J. C. Penney Company, Inc. announced financial results for its fiscal second quarter ended August 3, 2013.
The Company also reported on its initiatives to fix and stabilize the business and return to profitable growth.
Financial results for the quarter include:
jcpenney reported net sales of $2.66 billion compared to $3.02 billion in the fiscal second quarter of 2012. Comparable store sales declined 11.9% in the quarter, and were negatively impacted by the Company's failed prior merchandising and promotional strategies, which resulted in unusually high markdowns and clearance levels in the second quarter.
In addition, the lengthy renovation and disappointing re-merchandising of its Home departments adversely impacted the Company's comparable store sales during the second quarter. Overall, the performance of the Company's Home division had a 240 basis point impact on its comparable store sales for the quarter.

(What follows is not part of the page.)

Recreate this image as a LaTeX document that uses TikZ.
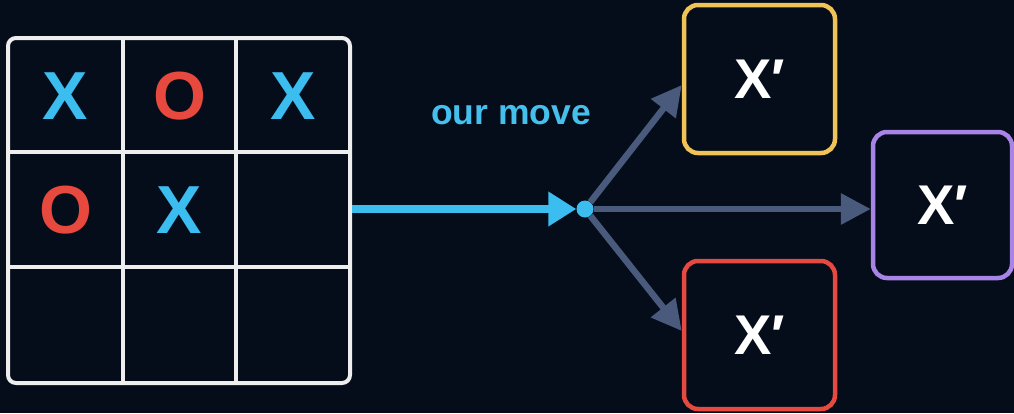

Despite these challenges, comparable store sales for the quarter improved sequentially by 470 basis points when compared to the first quarter of fiscal 2013. In addition, sales results improved sequentially each month within the second quarter, a trend the Company expects to continue through the back half of the year.
Gross margin was 29.6 percent of sales, compared to 33.2 percent in the same period last year. Gross margin was negatively impacted by lower than expected sales, and a higher level of clearance merchandise sales during the quarter including merchandise carried over from the first part of the year.
During the quarter, the Company enhanced its liquidity by entering into a $2.25 billion senior secured term loan facility. In addition, the Company paid $355 million to complete a cash tender offer and consent solicitation with respect to substantially all of its outstanding 7 1/8% Debentures due 2023. In doing so, the Company also recognized a loss on extinguishment of debt of $114 million reducing earnings per share by $0.52.
Second quarter results reflect an effective tax rate of 3.0% compared to 36.4% in the previous quarter. The lower tax benefit is primarily driven by a charge of approximately $218 million to record an increase to the tax valuation allowance for deferred tax assets that negatively impacted earnings in the quarter by approximately $0.99 per share.